Another way to meet Nevada’s need for more doctors and nurses is through residency programs and fellowships. Graduate medical education programs are offered by many hospitals, with the hope that graduates from programs will stay in the community.

Renown offers four residencies: psychiatry, internal medicine, family practice and a new pediatric residency. Valley Health, which offers residencies in internal medicine and psychiatry, just launched a new program in emergency medicine. Sunrise Health System has the largest medical education program in its three hospitals: 310 residents, and there’s still a need for more residencies. Sunrise’s anesthesia program received 1,000 applications for the eight slots available.

“We had our first graduate in the internal medicine and rehab residency program, and that graduate chose to stay right here in Las Vegas,” said Hiral Patel, CEO, MountainView Hospital. Sunrise partners with nursing schools for their clinical rotations; the first in-person cohort starts this fall. They’re also the only hospital-based paramedic institute in Nevada.

Residencies are funded by Medicare, but only up to a certain amount. Renown currently has 74 residents, and will add two more with the pediatrics program. That’s 20 residents over Renown’s cap, meaning Renown doesn’t get reimbursed for those: they pay out of pocket. Their goal is to launch five more programs by 2030 to bring more clinicians to Northern Nevada.

“That requires funding, so we’re working with the state,” said Erling. During the last legislative session a bill passed for a one-time $8 million grant for graduate medical education programs. It’s appreciated, but it’s not enough. It might cover three new programs for the first year, for the entire state.

Coordinated care systems can lower costs. Based on the Kaiser model, Valley Health is creating a clinically integrated system of coordinated care that assigns doctors to patients and guides those patients through medical processes seamlessly. Coordinated care limits personal choice, but a clinically integrated system of care can improve access, quality, and cost of care.

Make it More Efficient

The more efficient providers can be, the better they can provide care and decrease costs. One step is to find ways to incorporate AI into the industry. The idea isn’t to replace humans but to augment their efforts and deliver healthcare in an efficient, cost-effective way.

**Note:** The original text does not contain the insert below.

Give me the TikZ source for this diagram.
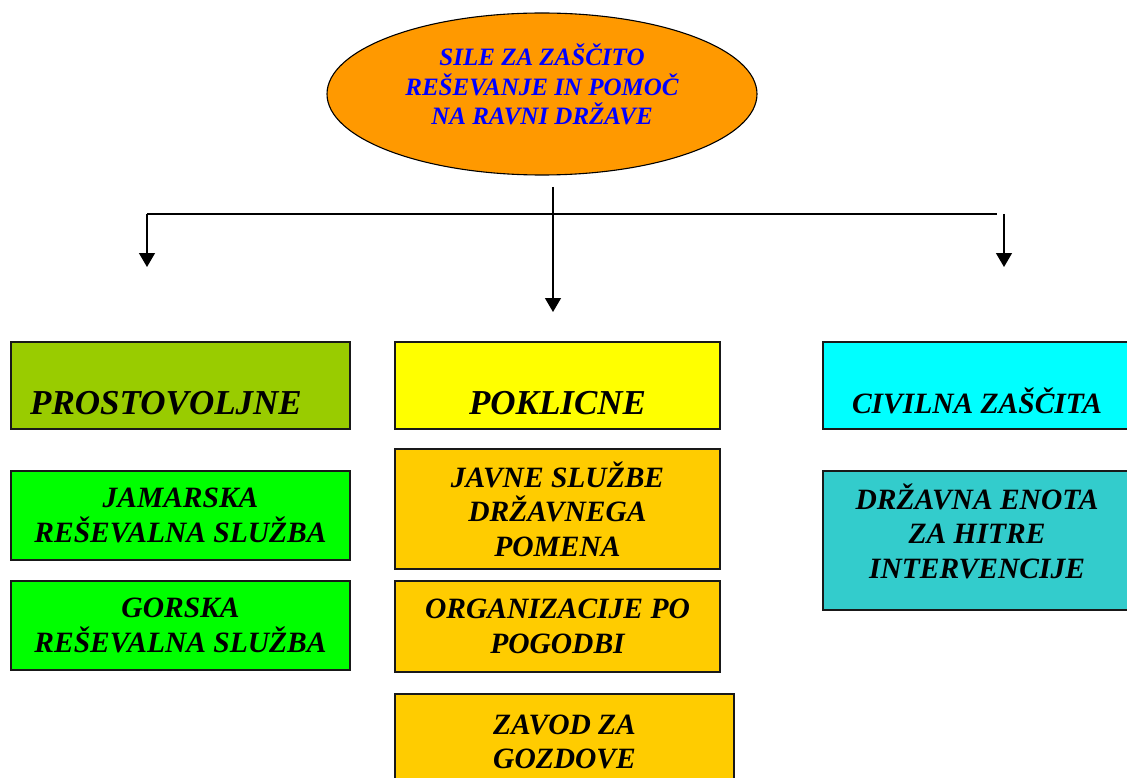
\documentclass[tikz,border=0pt]{standalone}
\usepackage{fontspec}
\setmainfont{Liberation Serif}
\usetikzlibrary{arrows.meta,shapes.geometric}
\definecolor{cEll}{HTML}{FF9900}
\definecolor{cBlue}{HTML}{0000FF}
\definecolor{cOlive}{HTML}{99CC00}
\definecolor{cYellow}{HTML}{FFFF00}
\definecolor{cCyan}{HTML}{00FFFF}
\definecolor{cGreen}{HTML}{00FF00}
\definecolor{cGold}{HTML}{FFCC00}
\definecolor{cTeal}{HTML}{33CCCC}
\tikzset{
  box/.style={draw=black!90, line width=1.2pt, rectangle, inner sep=0pt, align=center,
    font=\fontsize{29.5}{34.5}\selectfont\bfseries\itshape},
  headbox/.style={box, text height=57pt, text depth=0pt},
  conn/.style={line width=1.3pt, draw=black},
  arr/.style={conn, -{Triangle[width=16pt,length=14pt]}},
}
\begin{document}
\begin{tikzpicture}[x=1pt,y=-1pt]
\useasboundingbox (0,0) rectangle (1127,778);
\clip (0,0) rectangle (1127,778);
\fill[white] (0,0) rectangle (1127,778);

\node[ellipse, draw=black, line width=1.1pt, fill=cEll, minimum width=430pt, minimum height=162pt,
      inner sep=0pt, align=center, text=cBlue, text height=68pt, text depth=6pt,
      font=\fontsize{25}{29.5}\selectfont\bfseries\itshape] (top) at (542,94)
  {SILE ZA ZAŠČITO\\REŠEVANJE IN POMOČ\\NA RAVNI DRŽAVE};

\coordinate (mtop) at (553,187);
\coordinate (mend) at (553,312);
\coordinate (hl) at (147,214);
\coordinate (hr) at (997,214);
\coordinate (lend) at (147,267);
\coordinate (rtop) at (1004,214);
\coordinate (rend) at (1004,267);

\draw[conn] (hl) -- (hr);
\draw[arr] (mtop) -- (mend);
\draw[arr] (hl) -- (lend);
\draw[arr] (rtop) -- (rend);

\node[headbox, fill=cOlive, minimum width=339pt, minimum height=87pt,
      font=\fontsize{35}{40}\selectfont\bfseries\itshape] (prost) at (180.5,385.5)
  {\hspace*{-29pt}PROSTOVOLJNE};
\node[headbox, fill=cYellow, minimum width=325pt, minimum height=87pt,
      font=\fontsize{35}{40}\selectfont\bfseries\itshape] (poklic) at (557.5,385.5)
  {POKLICNE};
\node[headbox, fill=cCyan, minimum width=308pt, minimum height=87pt, text height=56pt] (civil) at (977,385.5)
  {CIVILNA ZAŠČITA};

\node[box, fill=cGreen, minimum width=339pt, minimum height=89pt] (jam) at (180.5,515.5)
  {JAMARSKA\\REŠEVALNA SLUŽBA};
\node[box, fill=cGreen, minimum width=339pt, minimum height=89pt] (gor) at (180.5,625.5)
  {GORSKA\\REŠEVALNA SLUŽBA};

\node[box, fill=cGold, minimum width=325pt, minimum height=120pt] (javne) at (557.5,509)
  {JAVNE SLUŽBE\\DRŽAVNEGA\\POMENA};
\node[box, fill=cGold, minimum width=325pt, minimum height=91pt] (org) at (557.5,626.5)
  {ORGANIZACIJE PO\\POGODBI};
\node[box, fill=cGold, minimum width=339pt, minimum height=96pt] (zavod) at (564.5,742)
  {ZAVOD ZA\\GOZDOVE};

\node[box, fill=cTeal, minimum width=308pt, minimum height=139pt, text height=82pt, text depth=7pt] (drz) at (977,540.5)
  {DRŽAVNA ENOTA\\ZA HITRE\\INTERVENCIJE};
\end{tikzpicture}
\end{document}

Renown intends to pilot AI-assisted technologies like virtual nursing, providing support like ambient listening, which monitors patient rooms to determine things like is the patient simply rolling over, or trying to stand when they’re not capable.

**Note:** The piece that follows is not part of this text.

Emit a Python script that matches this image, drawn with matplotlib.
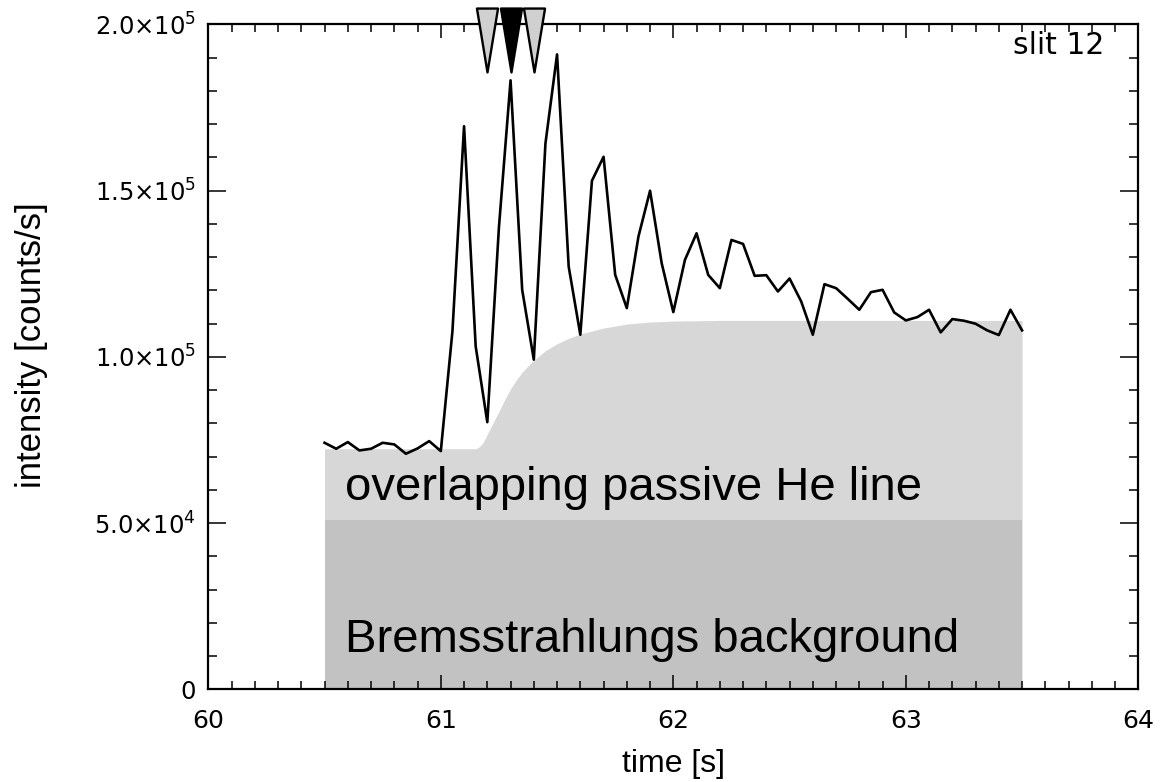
import matplotlib
matplotlib.use("Agg")
import matplotlib.pyplot as plt
from matplotlib.path import Path
from matplotlib.ticker import MultipleLocator
from matplotlib.transforms import blended_transform_factory

# measured intensity, slit 12, sampled every 50 ms
time = [60.50, 60.55, 60.60, 60.65, 60.70, 60.75, 60.80, 60.85, 60.90, 60.95,
        61.00, 61.05, 61.10, 61.15, 61.20, 61.25, 61.30, 61.35, 61.40, 61.45,
        61.50, 61.55, 61.60, 61.65, 61.70, 61.75, 61.80, 61.85, 61.90, 61.95,
        62.00, 62.05, 62.10, 62.15, 62.20, 62.25, 62.30, 62.35, 62.40, 62.45,
        62.50, 62.55, 62.60, 62.65, 62.70, 62.75, 62.80, 62.85, 62.90, 62.95,
        63.00, 63.05, 63.10, 63.15, 63.20, 63.25, 63.30, 63.35, 63.40, 63.45,
        63.50]
intensity = [74.2, 72.4, 74.4, 71.9, 72.4, 74.2, 73.7, 70.9, 72.5, 74.7,
             71.7, 107.7, 169.4, 103.2, 80.4, 139.0, 183.2, 120.2, 99.2, 164.2,
             191.0, 127.2, 106.7, 153.0, 160.2, 124.7, 114.7, 136.2, 150.0, 128.2,
             113.5, 129.2, 137.2, 124.7, 120.7, 135.2, 134.0, 124.4, 124.6, 119.7,
             123.6, 116.7, 106.7, 121.9, 120.7, 117.5, 114.2, 119.5, 120.2, 113.4,
             111.0, 112.0, 114.2, 107.4, 111.4, 110.9, 110.0, 108.0, 106.6, 114.2,
             108.0]
intensity = [v * 1e3 for v in intensity]

# upper edge of the passive He line contribution
he_time = [60.50, 61.15, 61.16, 61.17, 61.18, 61.19, 61.20, 61.225, 61.25, 61.275,
           61.30, 61.325, 61.35, 61.375, 61.40, 61.45, 61.50, 61.55, 61.60, 61.70,
           61.80, 61.90, 62.00, 62.20, 63.50]
he_level = [72.4, 72.4, 72.7, 73.3, 74.1, 75.3, 76.8, 80.2, 83.6, 87.2,
            90.4, 93.1, 95.4, 97.3, 99.0, 101.9, 104.0, 105.6, 106.9, 108.7,
            109.9, 110.5, 110.8, 111.0, 111.0]
he_level = [v * 1e3 for v in he_level]

brems_time = [60.5, 63.5]
brems_level = [51e3, 51e3]

# beam blips marked on top
marker_time = [61.2, 61.3, 61.4]
marker_color = ["#d0d0d0", "black", "#d0d0d0"]

yticks = [0, 5e4, 1e5, 1.5e5, 2e5]
ytick_labels = ["0", "5.0\u00d710$^4$", "1.0\u00d710$^5$", "1.5\u00d710$^5$", "2.0\u00d710$^5$"]
xticks = [60, 61, 62, 63, 64]

fig = plt.figure(figsize=(11.65, 7.82), dpi=100)
ax = fig.add_axes([0.1788, 0.1183, 0.7983, 0.8504])

ax.fill_between(he_time, he_level, color="#d7d7d7", lw=0)
ax.fill_between(brems_time, brems_level, color="#c2c2c2", lw=0)
ax.plot(time, intensity, color="black", lw=1.9)

ax.text(60.59, 60.5e3, "overlapping passive He line", fontsize=34,
        family="Liberation Sans", va="center", ha="left")
ax.text(60.59, 14.8e3, "Bremsstrahlungs background", fontsize=34,
        family="Liberation Sans", va="center", ha="left")
ax.text(0.964, 0.969, "slit 12", transform=ax.transAxes, fontsize=21.5,
        ha="right", va="center")

tri = Path([(-0.33, 1.0), (0.33, 1.0), (0.0, -1.0), (-0.33, 1.0)],
           [Path.MOVETO, Path.LINETO, Path.LINETO, Path.CLOSEPOLY])
trans = blended_transform_factory(ax.transData, ax.transAxes)
for t, c in zip(marker_time, marker_color):
    ax.plot([t], [0.976], marker=tri, markersize=46, markerfacecolor=c,
            markeredgecolor="black", markeredgewidth=1.7, transform=trans,
            clip_on=False, zorder=5, linestyle="none")

ax.set_xlim(60, 64)
ax.set_ylim(0, 2e5)
ax.set_xticks(xticks)
ax.set_xticklabels([str(x) for x in xticks])
ax.set_yticks(yticks)
ax.set_yticklabels(ytick_labels)
ax.xaxis.set_minor_locator(MultipleLocator(0.1))
ax.yaxis.set_minor_locator(MultipleLocator(1e4))

ax.tick_params(which="both", direction="in", top=True, right=True, width=1.1)
ax.tick_params(axis="x", which="major", length=10, pad=14, labelsize=18)
ax.tick_params(axis="x", which="minor", length=5.5)
ax.tick_params(axis="y", which="major", length=13, pad=9, labelsize=17.5)
ax.tick_params(axis="y", which="minor", length=6.5)
for s in ax.spines.values():
    s.set_linewidth(1.6)

ax.set_xlabel("time [s]", fontsize=23, family="Liberation Sans")
ax.xaxis.set_label_coords(0.5, -0.09)
ax.set_ylabel("intensity [counts/s]", fontsize=25, family="Liberation Sans")
ax.yaxis.set_label_coords(-0.172, 0.518)

fig.savefig("out.png", dpi=100)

“We’re seeing a lot of technology being used in our academic centers,” said Rhodes. “When I went through school they had a cadaver lab. Now much of what they’re doing is on models and technology in a way that outlines it really well for new learning physicians. There’s a lot coming ahead with technology and how it incorporates into healthcare, it is really exciting.”

So where do you go if you get sick in Las Vegas? Not to the airport. “I really believe we have a very good medical community with a lot of really good doctors. I just hope we continue to build it with great quality physicians and people can feel good about the care that they’re getting in our community,” said Rhodes.